Recovery happens now faster, especially in a lightly loaded system, because background checkpointing has been made more frequent.
InnoDB now permits several similar key
values in a UNIQUE secondary index if those
values contain SQL NULL values. Thus the
convention is now the same as in MyISAM
tables.
InnoDB gives a better row count estimate
for a table which contains BLOB values.
In a FOREIGN KEY constraint,
InnoDB is now case-insensitive to column
names, and in Windows also to table names.
InnoDB permits a FOREIGN
KEY column of CHAR type to refer
to a column of VARCHAR type, and vice
versa. MySQL silently changes the type of some columns between
CHAR and VARCHAR, and
these silent changes do not hinder FOREIGN
KEY declaration any more.
Recovery has been made more resilient to corruption of log files.
Unnecessary statistics calculation has been removed from queries which generate a temporary table. Some ORDER BY and DISTINCT queries now run much faster.

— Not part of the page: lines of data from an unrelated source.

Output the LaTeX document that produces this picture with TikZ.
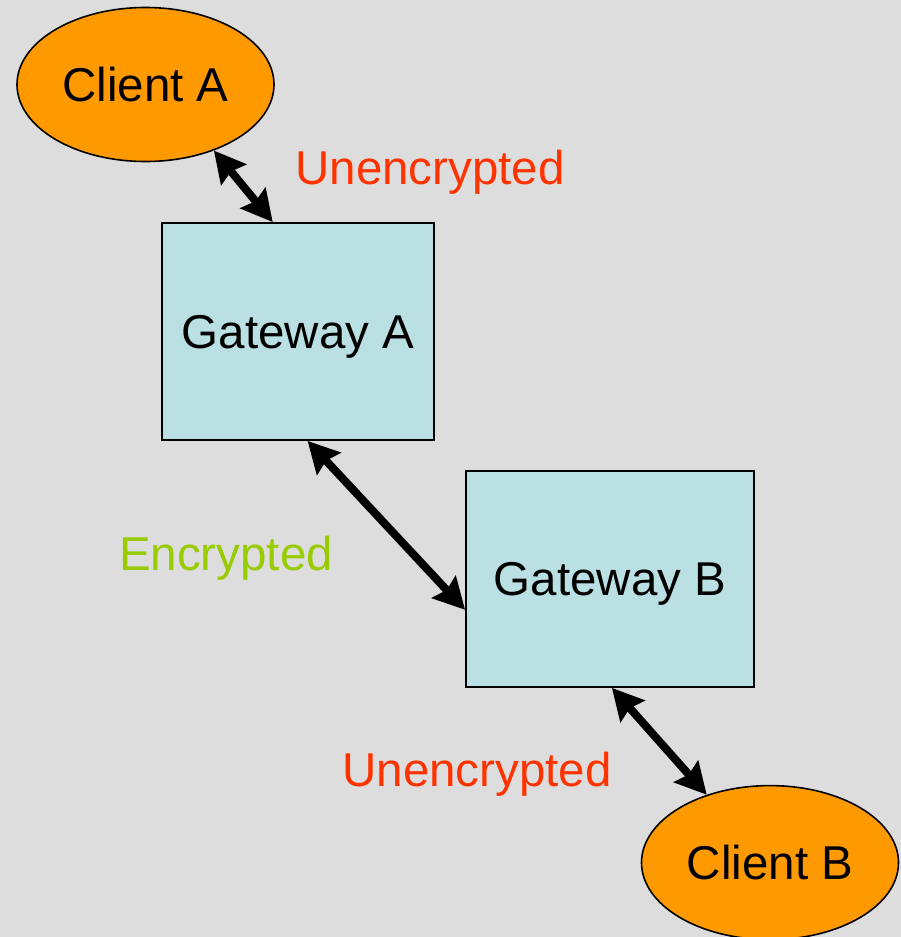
\documentclass[tikz,border=0pt]{standalone}
\usepackage{fontspec}
\setmainfont{Liberation Sans}
\usetikzlibrary{shapes.geometric,arrows.meta}
\definecolor{bgc}{HTML}{DDDDDD}
\definecolor{clientc}{HTML}{FF9900}
\definecolor{gatec}{HTML}{BBE0E3}
\definecolor{redc}{HTML}{FF3300}
\definecolor{greenc}{HTML}{99CC00}
\tikzset{
  client/.style={ellipse, draw=black, line width=1.6pt, fill=clientc, minimum width=257pt, minimum height=154pt, inner sep=0pt, font=\fontsize{47.5}{57}\selectfont},
  gateway/.style={rectangle, draw=black, line width=1.8pt, fill=gatec, inner sep=0pt, text depth=0pt, font=\fontsize{47.5}{57}\selectfont},
  lbl/.style={anchor=base, inner sep=0pt, font=\fontsize{47.5}{57}\selectfont},
  link/.style={line width=8pt, {Stealth[length=31pt,width=32pt,inset=4pt]}-{Stealth[length=31pt,width=32pt,inset=4pt]}}
}
\begin{document}
\begin{tikzpicture}[x=1pt,y=-1pt]
\fill[bgc] (0,0) rectangle (901,937);
\useasboundingbox (0,0) rectangle (901,937);
\node[client] (ca) at (145.5,84.5) {Client A};
\node[client] (cb) at (770,862.6) {Client B};
\node[gateway, minimum width=272pt, minimum height=217pt] (ga) at (298,331.5) {Gateway A};
\node[gateway, minimum width=288pt, minimum height=216pt] (gb) at (610,579) {Gateway B};
\node[lbl, text=redc] (u1) at (430,184) {Unencrypted};
\node[lbl, text=greenc] (en) at (226,570.7) {Encrypted};
\node[lbl, text=redc] (u2) at (477,786) {Unencrypted};
\draw[link] (ca.-44) -- (ga.103);
\draw[link] (ga.-85.4) -- (gb.-168.7);
\draw[link] (gb.-89.6) -- (cb.133.7);
\end{tikzpicture}
\end{document}
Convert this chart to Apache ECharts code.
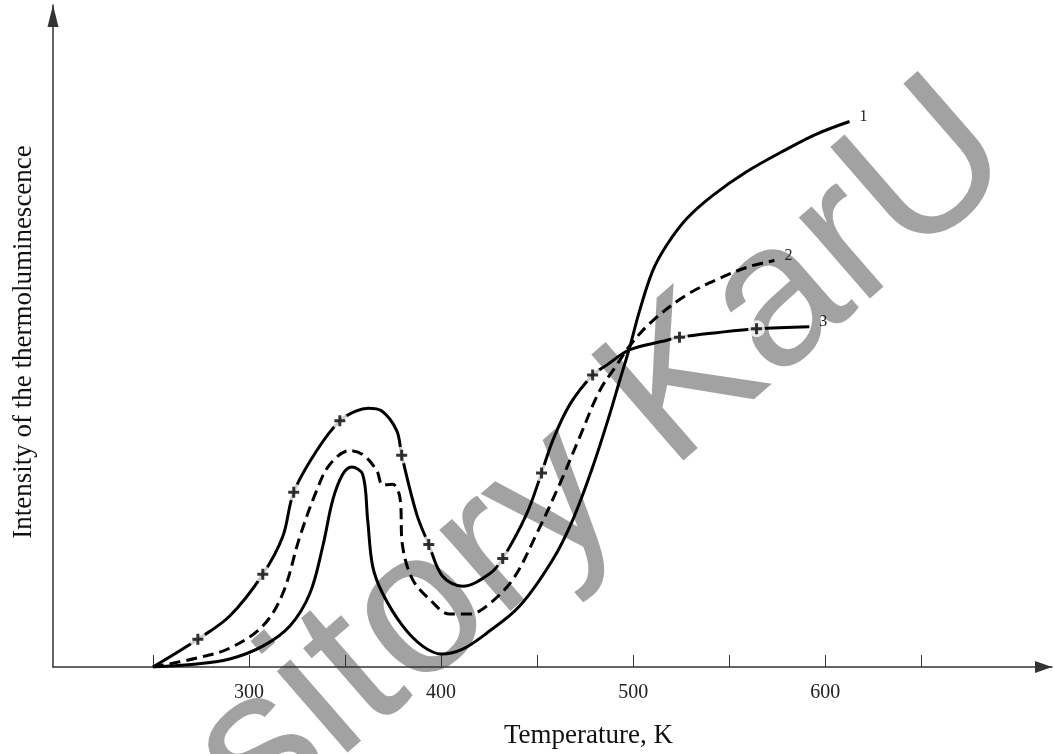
<!DOCTYPE html>
<html>
<head>
<meta charset="utf-8">
<script src="https://cdn.jsdelivr.net/npm/echarts@6/dist/echarts.min.js"></script>
<style>
  html, body { margin: 0; padding: 0; background: #fff; }
  #chart { width: 1054px; height: 754px; }
</style>
</head>
<body>
<div id="chart"></div>
<script>
// temperature (K) vs intensity (arbitrary units, 0-100)
const curve1 = [
  [250, 0], [272.9, 0.45], [290, 1.2], [307.2, 3.15], [321.3, 6.2], [331.7, 11.1],
  [338.4, 18.2], [343.6, 25.2], [348.8, 29.1], [353.5, 30.2], [359.2, 29.1],
  [361.8, 22.2], [364.4, 15.2], [369.6, 11.1], [380, 6.2], [390.4, 3.15],
  [400.3, 1.95], [411.2, 2.7], [423.7, 5.1], [440.9, 9.2], [458.1, 16.2],
  [468.5, 22.2], [478.9, 30.2], [487.7, 38.1], [492.9, 43.2], [498.1, 48.2],
  [503.3, 53.8], [510.1, 59.8], [517.4, 63.7], [527.8, 67.7], [541.3, 71.2],
  [559, 74.8], [579.8, 78.2], [595.4, 80.5], [612.6, 82.4]
];
const curve2 = [
  [250, 0], [272.9, 1.35], [290, 2.85], [307.2, 6.2], [317.6, 11.1], [326.5, 19.7],
  [335.3, 26.7], [342.1, 30.6], [352.5, 32.7], [359.2, 32.1], [366.5, 29.7],
  [369.6, 27.5], [374.8, 27.6], [378.5, 25.7], [380, 18.2], [385.2, 13.2],
  [394.1, 10.2], [404.5, 8.0], [414.9, 8.0], [423.7, 9.2], [437.3, 13.2],
  [449.7, 20.1], [461.7, 27.6], [472.1, 34.7], [482.5, 41.7], [491.4, 45.6],
  [498.1, 48.5], [510.1, 52.3], [527.8, 56.2], [544.9, 58.7], [560.5, 60.5], [573.5, 61.4]
];
const curve3 = [
  [250, 0], [273.4, 4.2], [290, 7.7], [307.2, 14.0], [317.6, 19.7], [323.3, 26.4],
  [335.3, 32.7], [347.3, 37.2], [356, 38.7], [362, 39.1], [369, 38.7], [376.9, 35.7],
  [379.5, 32.0], [387.3, 23.1], [393.6, 18.5], [400.8, 13.7], [411.2, 12.2],
  [425.3, 14.1], [432.1, 16.4], [444.5, 23.1], [452.3, 29.3], [458.1, 34.2],
  [466.9, 39.6], [478.9, 44.1], [486.2, 45.6], [498.1, 47.9], [515.3, 49.2],
  [524.1, 49.8], [543.4, 50.5], [564.2, 51.1], [591.7, 51.4]
];
const curve3Marks = [
  [273.4, 4.2], [307.2, 14.0], [323.3, 26.4], [347.3, 37.2], [379.5, 32.0],
  [393.6, 18.5], [432.1, 16.4], [452.3, 29.3], [478.9, 44.1], [524.1, 49.8], [564.2, 51.1]
];
const tickValues = [250, 300, 350, 400, 450, 500, 550, 600, 650];
const labelValues = [300, 400, 500, 600];
const curveNames = ['1', '2', '3'];

const serif = '"Liberation Serif", "DejaVu Serif", serif';
const plusPath = 'path://M4,0H7V4H11V7H7V11H4V7H0V4H4Z';

const chart = echarts.init(document.getElementById('chart'));

function endLabel(text) {
  return {
    show: true,
    formatter: text,
    distance: 8,
    offset: [2, -5],
    fontFamily: serif,
    fontSize: 16,
    color: '#222'
  };
}

chart.setOption({
  animation: false,
  backgroundColor: '#fff',
  grid: { left: 53, right: 2, top: 5, bottom: 83, containLabel: false },
  graphic: [{
    type: 'text',
    x: 420,
    y: 615,
    rotation: 41 * Math.PI / 180,
    z: 0,
    style: {
      text: 'Repository KarU',
      fontSize: 204,
      fontFamily: '"Liberation Sans", Arial, sans-serif',
      fill: '#a2a2a2',
      align: 'center',
      verticalAlign: 'middle'
    }
  }],
  xAxis: {
    type: 'value',
    min: 198,
    max: 718,
    splitLine: { show: false },
    axisLine: {
      lineStyle: { color: '#333', width: 1.5 },
      symbol: ['none', 'triangle'],
      symbolSize: [12, 17],
      symbolOffset: [0, -8.5]
    },
    axisTick: { inside: true, length: 12, customValues: tickValues, lineStyle: { color: '#333', width: 1 } },
    axisLabel: {
      customValues: labelValues,
      margin: 16,
      fontFamily: serif,
      fontSize: 20,
      color: '#222'
    },
    name: 'Temperature, K',
    nameLocation: 'middle',
    nameGap: 55,
    nameTextStyle: { fontFamily: serif, fontSize: 27, color: '#111', padding: [0, 0, 0, 72] }
  },
  yAxis: {
    type: 'value',
    min: 0,
    max: 100,
    splitLine: { show: false },
    axisTick: { show: false },
    axisLabel: { show: false },
    axisLine: {
      show: true,
      lineStyle: { color: '#333', width: 1.5 },
      symbol: ['none', 'triangle'],
      symbolSize: [11, 22],
      symbolOffset: [0, -11]
    },
    name: 'Intensity of the thermoluminescence',
    nameLocation: 'middle',
    nameRotate: 90,
    nameGap: 16,
    nameTextStyle: { fontFamily: serif, fontSize: 27, color: '#111', padding: [0, 12, 0, 0] }
  },
  series: [
    {
      type: 'line', data: curve1, smooth: 0.35, showSymbol: false, z: 2,
      lineStyle: { color: '#000', width: 3 },
      endLabel: endLabel(curveNames[0])
    },
    {
      type: 'line', data: curve2, smooth: 0.35, showSymbol: false, z: 2,
      lineStyle: { color: '#000', width: 3, type: [11, 6] },
      endLabel: endLabel(curveNames[1])
    },
    {
      type: 'line', data: curve3, smooth: 0.35, showSymbol: false, z: 2,
      lineStyle: { color: '#000', width: 3 },
      endLabel: endLabel(curveNames[2])
    },
    {
      // white gaps around the "+" marks of curve 3
      type: 'scatter', data: curve3Marks, symbol: 'circle', symbolSize: 17, z: 3,
      itemStyle: { color: '#fff' }, silent: true
    },
    {
      type: 'scatter', data: curve3Marks, symbol: plusPath, symbolSize: 11, z: 4,
      itemStyle: { color: '#000' }, silent: true
    }
  ]
});
</script>
</body>
</html>
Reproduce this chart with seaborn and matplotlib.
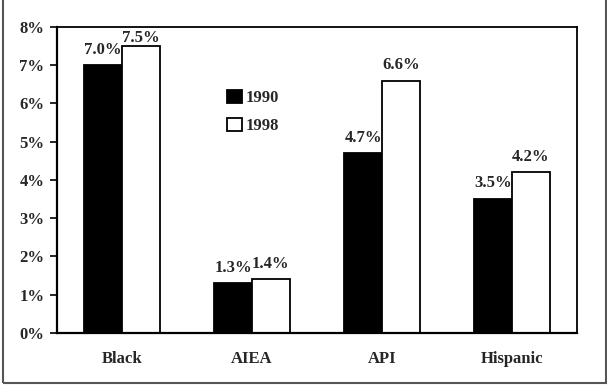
import matplotlib
matplotlib.use("Agg")
import matplotlib.pyplot as plt
import seaborn as sns
import pandas as pd
from matplotlib.patches import Rectangle

groups = ["Black", "AIEA", "API", "Hispanic"]
years = ["1990", "1998"]
share_1990 = [7.0, 1.3, 4.7, 3.5]
share_1998 = [7.5, 1.4, 6.6, 4.2]
yticks = [0, 1, 2, 3, 4, 5, 6, 7, 8]

df = pd.DataFrame({
    "group": groups * 2,
    "year": [years[0]] * 4 + [years[1]] * 4,
    "share": share_1990 + share_1998,
})

sns.set_style("white")
plt.rcParams["font.family"] = ["Liberation Serif", "DejaVu Serif"]
plt.rcParams["font.weight"] = "bold"

fig = plt.figure(figsize=(6.07, 3.88), dpi=100)
ax = fig.add_axes([0.0939, 0.1418, 0.8567, 0.7886])

sns.barplot(data=df, x="group", y="share", hue="year", order=groups,
            hue_order=years, palette={"1990": "black", "1998": "white"},
            edgecolor="black", linewidth=1.3, width=0.58, ax=ax)

ymax = 8
for cont in ax.containers:
    texts = ax.bar_label(cont, labels=[f"{v:.1f}%" for v in cont.datavalues],
                         padding=5.5, fontsize=12, fontweight="bold")
    # labels that would run into the top of the frame sit closer to their bar
    for t, v in zip(texts, cont.datavalues):
        if v > ymax - 0.7:
            t.xyann = (0, 0.3)

ax.set_ylim(0, ymax)
ax.set_xlim(-0.5, 3.5)
ax.set_yticks(yticks)
ax.set_yticklabels([f"{t}%" for t in yticks])
ax.set_xlabel("")
ax.set_ylabel("")
ax.tick_params(axis="y", direction="out", length=5, width=1.2, left=True,
               labelsize=12, pad=4, color="black")
ax.tick_params(axis="x", length=0, labelsize=12, pad=13)
for s in ["left", "bottom"]:
    ax.spines[s].set_linewidth(1.6)
for s in ["top", "right"]:
    ax.spines[s].set_linewidth(1.3)
for s in ax.spines.values():
    s.set_color("black")

leg = ax.legend(loc="center left", bbox_to_anchor=(0.315, 0.722), frameon=False,
                fontsize=12, handlelength=0.85, handleheight=0.85,
                handletextpad=0.25, labelspacing=0.7, borderaxespad=0)

fig.patches.append(Rectangle((3 / 607, 5 / 388), 603 / 607, 1.0, transform=fig.transFigure,
                             fill=False, edgecolor="#555555", linewidth=1.5,
                             clip_on=False))

fig.savefig("out.png", dpi=100)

MySQL now knows that the table scan of an
InnoDB table is done through the primary
key. This saves a sort in some ORDER BY queries.
The maximum key length of InnoDB tables is
again restricted to 500 bytes. The MySQL interpreter is not
able to handle longer keys.
The default value of innodb_lock_wait_timeout was changed from infinite to 50 seconds, the default value of innodb_file_io_threads from 9 to 4.